Em outras palavras, não queremos com isso dizer que o Magistrado esteja proibido de solicitar às empresas particulares cooperação no sentido de fornecer alguns nomes de seus funcionários para compor a lista anual de jurados, e que tais empresas, sem prejuízo de suas atividades, se disponham a atender tal solicitação. O que se encontra fora dos parâmetros legais é transformar esse ato de liberalidade e participação em requisição cogente, sem parâmetros e desnecessariamente onerosa.

Por fim, afora a ausência de previsão legal que autorize esse tipo de requisição, dirigida às empresas particulares de forma cogente e não meramente colaborativa, logo geradora de ônus concentrado e desproporcional, importante se faz brevemente destacar a sua desnecessidade para fins de composição da lista anual de jurados.

O rol do art. 425, § 2o, do CPP, oferece ao Magistrado amplíssimas e diversificadas possibilidades de arregimentar nomes para compor a lista de jurados. Para tal constatação basta lembrar quantas autoridades locais, associações de classe e de bairro, entidades associativas e culturais, instituições de ensino e universidades, quantos sindicatos, repartições públicas e núcleos comunitários podem ser oficiados pelo Juiz Presidente do Júri, tanto numa comarca menor, no interior como nas grandes capitais.
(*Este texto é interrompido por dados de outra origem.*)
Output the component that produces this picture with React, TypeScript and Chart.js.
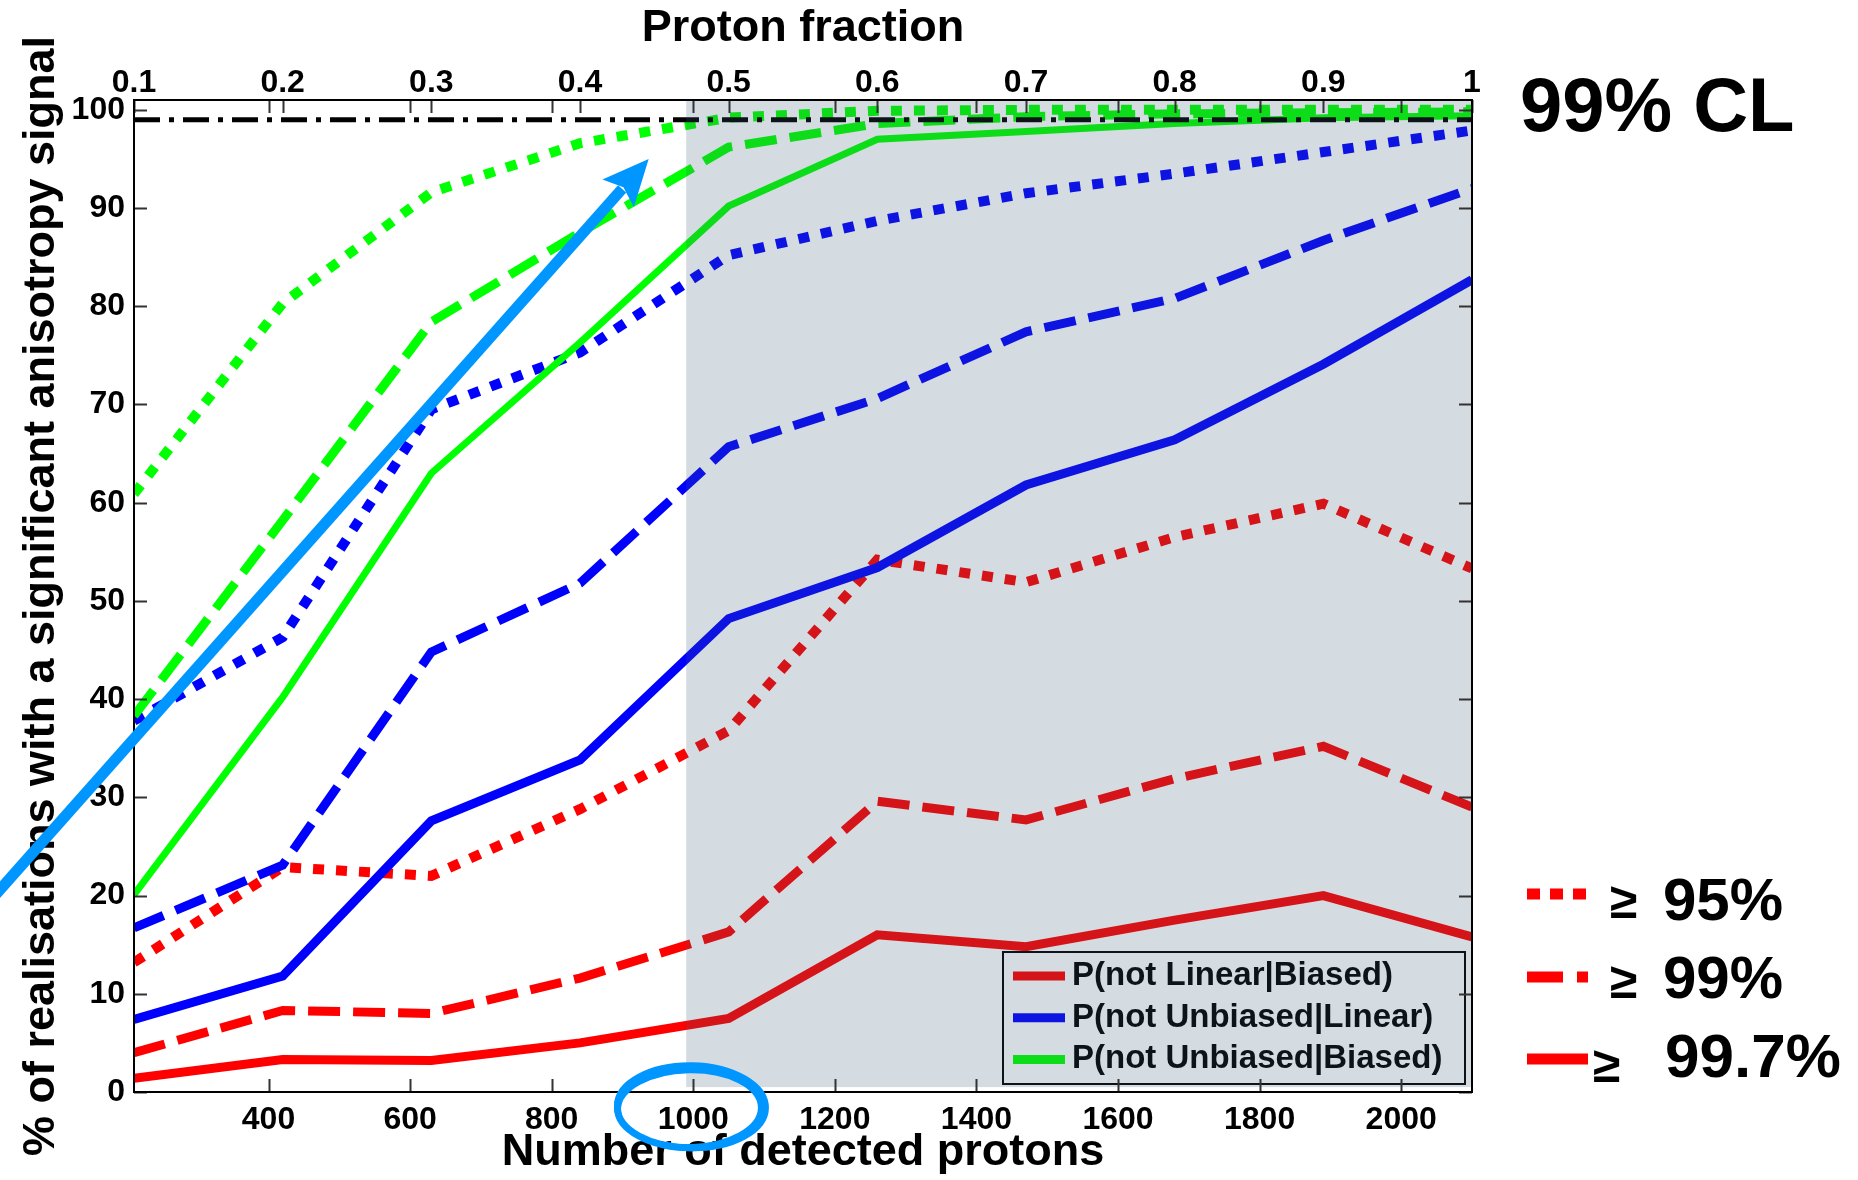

Vê-se, portanto, que outros mecanismos há, previstos em lei, que de forma absolutamente satisfatória e democrática possibilitam a arregimentação de cidadãos para integrarem o Júri Popular, missão indispensável à administração da Justiça.

Todos esses aspectos corroboram a natureza taxativa do rol de categorias constantes do § 2o do art. 425 do CPP, o qual não abrange as empresas privadas, impossibilitando, por consequência, seja-lhes imposto ônus concentrado, desproporcional e desmedido decorrente do fornecimento de listagem de seus funcionários para compor relação de jurados, opção legislativa consciente não só da necessidade de democratização da instituição, mas também atenta aos custos decorrentes da convocação dos seus membros.


[1] 1. Que esgota, ou serve para esgotar. 2. Muito cansativo. Dicionário Michaelis.

[2] 1. Que taxa, que limita, que restringe. 2. Que fixa com precisão e em nome da lei ou regulamento. 3. Que circunscreve e reduz um caso a circunstâncias precisas e determinadas. Dicionário Michaelis.

[3] CHOUKR, Fauzi Hassan. Júri, Reformas, Continuísmos e Perspectivas Práticas. Rio de Janeiro. Ed. Lúmen Júris. 2009. P. 19.